OBJECTIVE:
Copy the lines below as they are; omit the images they contain.

DATASET EXTRACT:
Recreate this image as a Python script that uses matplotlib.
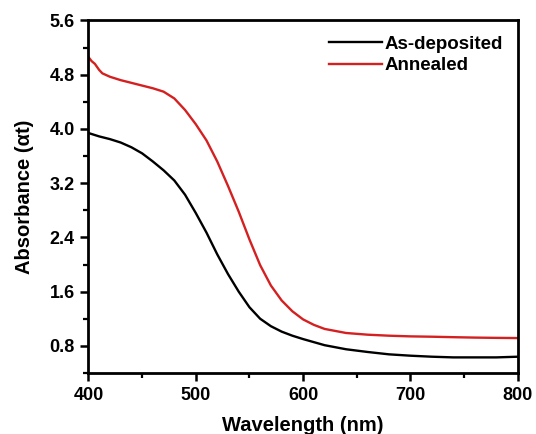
import numpy as np
import matplotlib
matplotlib.use('Agg')
import matplotlib.pyplot as plt
from matplotlib.ticker import MultipleLocator

plt.rcParams['font.family'] = ['Liberation Sans', 'DejaVu Sans']
plt.rcParams['font.weight'] = 'bold'

# As-deposited film (black)
wl_dep = [400, 410, 420, 430, 440, 450, 460, 470, 480, 490, 500, 510, 520, 530,
          540, 550, 560, 570, 580, 590, 600, 620, 640, 660, 680, 700, 720, 740,
          760, 780, 800]
abs_dep = [3.94, 3.89, 3.85, 3.80, 3.73, 3.64, 3.52, 3.39, 3.24, 3.03, 2.76, 2.47,
           2.15, 1.86, 1.60, 1.37, 1.20, 1.09, 1.01, 0.95, 0.90, 0.81, 0.75, 0.71,
           0.675, 0.655, 0.64, 0.63, 0.63, 0.63, 0.64]

# Annealed film (red)
wl_ann = [400, 403, 406, 410, 413, 420, 430, 440, 450, 460, 470, 480, 490, 500,
          510, 520, 530, 540, 550, 560, 570, 580, 590, 600, 610, 620, 640, 660,
          680, 700, 720, 740, 760, 780, 800]
abs_ann = [5.06, 5.00, 4.96, 4.87, 4.82, 4.77, 4.72, 4.68, 4.64, 4.60, 4.55, 4.45,
           4.28, 4.07, 3.83, 3.52, 3.16, 2.78, 2.37, 1.99, 1.69, 1.47, 1.31, 1.19,
           1.11, 1.05, 0.99, 0.965, 0.95, 0.94, 0.935, 0.928, 0.922, 0.918, 0.915]

fig = plt.figure(figsize=(5.36, 4.34), dpi=100)
ax = fig.add_axes([0.165, 0.1406, 0.801, 0.8122])

ax.plot(wl_dep, abs_dep, color='black', lw=1.7, label='As-deposited')
ax.plot(wl_ann, abs_ann, color='#d42020', lw=1.7, label='Annealed')

ax.set_xlim(400, 800)
ax.set_ylim(0.4, 5.6)
ax.xaxis.set_major_locator(MultipleLocator(100))
ax.xaxis.set_minor_locator(MultipleLocator(50))
ax.yaxis.set_minor_locator(MultipleLocator(0.4))
ax.set_yticks([0.8, 1.6, 2.4, 3.2, 4.0, 4.8, 5.6])
ax.set_yticklabels(['0.8', '1.6', '2.4', '3.2', '4.0', '4.8', '5.6'])

ax.tick_params(which='major', direction='out', length=6, width=1.8, labelsize=13, pad=4)
ax.tick_params(which='minor', direction='out', length=3.5, width=1.6)
for lab in ax.get_xticklabels() + ax.get_yticklabels():
    lab.set_fontweight('bold')
for sp in ax.spines.values():
    sp.set_linewidth(2.0)

ax.set_xlabel('Wavelength (nm)', fontsize=14.5, fontweight='bold', labelpad=9)
ax.set_ylabel('Absorbance (\u03b1t)', fontsize=14.5, fontweight='bold', labelpad=11)

ax.legend(loc='upper right', frameon=False, handlelength=2.8,
          handletextpad=0.15, borderaxespad=0.4, labelspacing=0.25,
          prop={'weight': 'bold', 'size': 13.5})

fig.savefig('out.png', dpi=100)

CORRECT OUTPUT:
Recreate this image as a Python script that uses matplotlib.
import numpy as np
import matplotlib
matplotlib.use('Agg')
import matplotlib.pyplot as plt
from matplotlib.ticker import MultipleLocator

plt.rcParams['font.family'] = ['Liberation Sans', 'DejaVu Sans']
plt.rcParams['font.weight'] = 'bold'

# As-deposited film (black)
wl_dep = [400, 410, 420, 430, 440, 450, 460, 470, 480, 490, 500, 510, 520, 530,
          540, 550, 560, 570, 580, 590, 600, 620, 640, 660, 680, 700, 720, 740,
          760, 780, 800]
abs_dep = [3.94, 3.89, 3.85, 3.80, 3.73, 3.64, 3.52, 3.39, 3.24, 3.03, 2.76, 2.47,
           2.15, 1.86, 1.60, 1.37, 1.20, 1.09, 1.01, 0.95, 0.90, 0.81, 0.75, 0.71,
           0.675, 0.655, 0.64, 0.63, 0.63, 0.63, 0.64]

# Annealed film (red)
wl_ann = [400, 403, 406, 410, 413, 420, 430, 440, 450, 460, 470, 480, 490, 500,
          510, 520, 530, 540, 550, 560, 570, 580, 590, 600, 610, 620, 640, 660,
          680, 700, 720, 740, 760, 780, 800]
abs_ann = [5.06, 5.00, 4.96, 4.87, 4.82, 4.77, 4.72, 4.68, 4.64, 4.60, 4.55, 4.45,
           4.28, 4.07, 3.83, 3.52, 3.16, 2.78, 2.37, 1.99, 1.69, 1.47, 1.31, 1.19,
           1.11, 1.05, 0.99, 0.965, 0.95, 0.94, 0.935, 0.928, 0.922, 0.918, 0.915]

fig = plt.figure(figsize=(5.36, 4.34), dpi=100)
ax = fig.add_axes([0.165, 0.1406, 0.801, 0.8122])

ax.plot(wl_dep, abs_dep, color='black', lw=1.7, label='As-deposited')
ax.plot(wl_ann, abs_ann, color='#d42020', lw=1.7, label='Annealed')

ax.set_xlim(400, 800)
ax.set_ylim(0.4, 5.6)
ax.xaxis.set_major_locator(MultipleLocator(100))
ax.xaxis.set_minor_locator(MultipleLocator(50))
ax.yaxis.set_minor_locator(MultipleLocator(0.4))
ax.set_yticks([0.8, 1.6, 2.4, 3.2, 4.0, 4.8, 5.6])
ax.set_yticklabels(['0.8', '1.6', '2.4', '3.2', '4.0', '4.8', '5.6'])

ax.tick_params(which='major', direction='out', length=6, width=1.8, labelsize=13, pad=4)
ax.tick_params(which='minor', direction='out', length=3.5, width=1.6)
for lab in ax.get_xticklabels() + ax.get_yticklabels():
    lab.set_fontweight('bold')
for sp in ax.spines.values():
    sp.set_linewidth(2.0)

ax.set_xlabel('Wavelength (nm)', fontsize=14.5, fontweight='bold', labelpad=9)
ax.set_ylabel('Absorbance (\u03b1t)', fontsize=14.5, fontweight='bold', labelpad=11)

ax.legend(loc='upper right', frameon=False, handlelength=2.8,
          handletextpad=0.15, borderaxespad=0.4, labelspacing=0.25,
          prop={'weight': 'bold', 'size': 13.5})

fig.savefig('out.png', dpi=100)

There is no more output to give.